Dold’s statement supporting death of death penalty missed a major justification.
 
The Chicago Tribune obituary for legendary editor/publisher Bruce Dold laudably highlighted his 2007 Board editorial supporting abolishment of the Illinois death penalty with this justification: “The evidence of mistakes, the evidence of arbitrary decisions, the sobering knowledge that govern­ment can’t provide certainty that the innocent will not be put to death — all that prompts name.”
 
That was an obvious justification in a country that has executed hundreds of innocents during our 250 years. Since 1973, over 200 people sentenced to death in America have been freed, but the Death Penalty Information Center lists Carlos DeLuna and Cameron Todd Willingham as "possibly innocent" after execution. For every 8 people executed in the U.S., one person on death row has been exonerated. 
 
But Dold’s Trib Board omitted an overwhelming moral justification for death penalty abolishment. Execution represents immoral killing that serves no public purpose other than to satisfy the bloodlust of a citizenry the state concurs must be satisfied. One can argue that executions represent state sponsored murder no better than murder by an individual executed.
 
It may even be worse in the sense that individual murder is often motivated by mental defect or overwhelming outrage triggered by a real or imagined injury inflicted by the victim.

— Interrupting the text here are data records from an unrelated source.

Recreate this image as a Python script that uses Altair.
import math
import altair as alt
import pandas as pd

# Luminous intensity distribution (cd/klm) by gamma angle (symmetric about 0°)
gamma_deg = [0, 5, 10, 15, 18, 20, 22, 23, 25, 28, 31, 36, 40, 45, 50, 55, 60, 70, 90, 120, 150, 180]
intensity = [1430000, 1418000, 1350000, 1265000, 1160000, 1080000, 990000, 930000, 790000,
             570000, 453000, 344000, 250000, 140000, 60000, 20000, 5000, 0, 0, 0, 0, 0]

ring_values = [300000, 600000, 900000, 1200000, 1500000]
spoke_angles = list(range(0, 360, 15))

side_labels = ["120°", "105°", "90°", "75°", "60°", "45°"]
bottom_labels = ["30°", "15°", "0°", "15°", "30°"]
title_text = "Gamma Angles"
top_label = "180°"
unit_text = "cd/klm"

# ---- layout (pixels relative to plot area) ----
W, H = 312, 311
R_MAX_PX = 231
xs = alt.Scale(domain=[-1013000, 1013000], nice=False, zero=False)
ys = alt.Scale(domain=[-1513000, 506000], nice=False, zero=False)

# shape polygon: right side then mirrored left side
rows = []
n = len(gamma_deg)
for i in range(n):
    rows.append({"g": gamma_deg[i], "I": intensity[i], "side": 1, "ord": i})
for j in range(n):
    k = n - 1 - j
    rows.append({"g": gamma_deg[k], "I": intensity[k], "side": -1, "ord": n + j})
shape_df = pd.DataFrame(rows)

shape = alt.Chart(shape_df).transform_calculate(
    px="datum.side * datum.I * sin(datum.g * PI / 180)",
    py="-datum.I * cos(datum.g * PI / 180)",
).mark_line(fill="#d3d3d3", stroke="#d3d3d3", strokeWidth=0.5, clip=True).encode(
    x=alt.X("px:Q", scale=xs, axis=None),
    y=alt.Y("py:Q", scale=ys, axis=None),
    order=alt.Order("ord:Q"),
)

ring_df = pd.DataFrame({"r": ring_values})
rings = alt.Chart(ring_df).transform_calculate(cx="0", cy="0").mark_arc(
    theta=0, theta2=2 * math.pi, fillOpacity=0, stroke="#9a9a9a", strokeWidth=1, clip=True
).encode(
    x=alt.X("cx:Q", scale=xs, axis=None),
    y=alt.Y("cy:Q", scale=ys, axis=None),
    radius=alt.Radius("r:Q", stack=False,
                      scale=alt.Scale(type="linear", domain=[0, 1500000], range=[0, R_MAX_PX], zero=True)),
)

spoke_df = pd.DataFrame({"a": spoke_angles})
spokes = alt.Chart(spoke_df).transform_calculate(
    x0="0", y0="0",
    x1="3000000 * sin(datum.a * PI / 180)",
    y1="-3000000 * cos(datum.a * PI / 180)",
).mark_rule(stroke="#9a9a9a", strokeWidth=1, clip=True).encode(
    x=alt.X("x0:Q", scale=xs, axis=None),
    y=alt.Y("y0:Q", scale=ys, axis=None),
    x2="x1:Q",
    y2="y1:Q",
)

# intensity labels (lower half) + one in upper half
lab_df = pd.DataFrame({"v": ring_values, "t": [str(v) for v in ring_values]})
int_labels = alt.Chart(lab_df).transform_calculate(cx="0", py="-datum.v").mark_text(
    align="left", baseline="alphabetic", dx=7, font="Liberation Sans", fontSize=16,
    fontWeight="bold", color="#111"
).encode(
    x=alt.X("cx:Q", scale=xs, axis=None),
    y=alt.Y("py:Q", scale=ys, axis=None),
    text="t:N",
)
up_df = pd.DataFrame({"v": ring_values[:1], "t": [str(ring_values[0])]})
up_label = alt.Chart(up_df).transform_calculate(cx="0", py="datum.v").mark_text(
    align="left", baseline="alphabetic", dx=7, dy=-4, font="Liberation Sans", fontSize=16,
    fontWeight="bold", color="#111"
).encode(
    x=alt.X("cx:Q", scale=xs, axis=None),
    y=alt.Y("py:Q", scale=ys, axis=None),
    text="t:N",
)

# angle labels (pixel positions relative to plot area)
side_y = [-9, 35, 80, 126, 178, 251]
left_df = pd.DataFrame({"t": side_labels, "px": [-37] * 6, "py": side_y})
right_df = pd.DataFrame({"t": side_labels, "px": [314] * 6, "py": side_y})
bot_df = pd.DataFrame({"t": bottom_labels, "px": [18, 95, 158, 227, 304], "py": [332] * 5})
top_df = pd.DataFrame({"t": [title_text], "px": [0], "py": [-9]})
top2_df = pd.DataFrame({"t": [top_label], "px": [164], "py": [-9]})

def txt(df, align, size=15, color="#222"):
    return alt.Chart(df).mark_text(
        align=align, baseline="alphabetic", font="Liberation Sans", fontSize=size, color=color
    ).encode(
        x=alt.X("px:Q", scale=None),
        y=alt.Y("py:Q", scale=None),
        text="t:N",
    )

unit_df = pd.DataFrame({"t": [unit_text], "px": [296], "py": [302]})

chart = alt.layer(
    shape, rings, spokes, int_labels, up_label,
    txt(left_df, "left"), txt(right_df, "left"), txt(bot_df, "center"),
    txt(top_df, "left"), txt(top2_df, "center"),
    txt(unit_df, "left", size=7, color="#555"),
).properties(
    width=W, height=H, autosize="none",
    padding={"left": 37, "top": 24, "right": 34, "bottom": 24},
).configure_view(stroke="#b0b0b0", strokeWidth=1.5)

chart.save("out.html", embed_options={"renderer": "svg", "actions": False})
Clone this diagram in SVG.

But the state commits their murders under the guise of law after lengthy self-righteous deliberation. The executioner who administers the lethal drugs, sends current to the electric chair, or fires the firing squad gun, is considered a faithful public servant rather than just another cold blooded killer. So Is everyone in the state who participates in this barbarity still practiced by 23 states, thankfully not Illinois.
 
Tho based on just one rationale, Bruce Dold deserves the recognition noted in his storied career for his principled opposition to the Illinois death penalty which he championed 4 years before its enactment in 2011.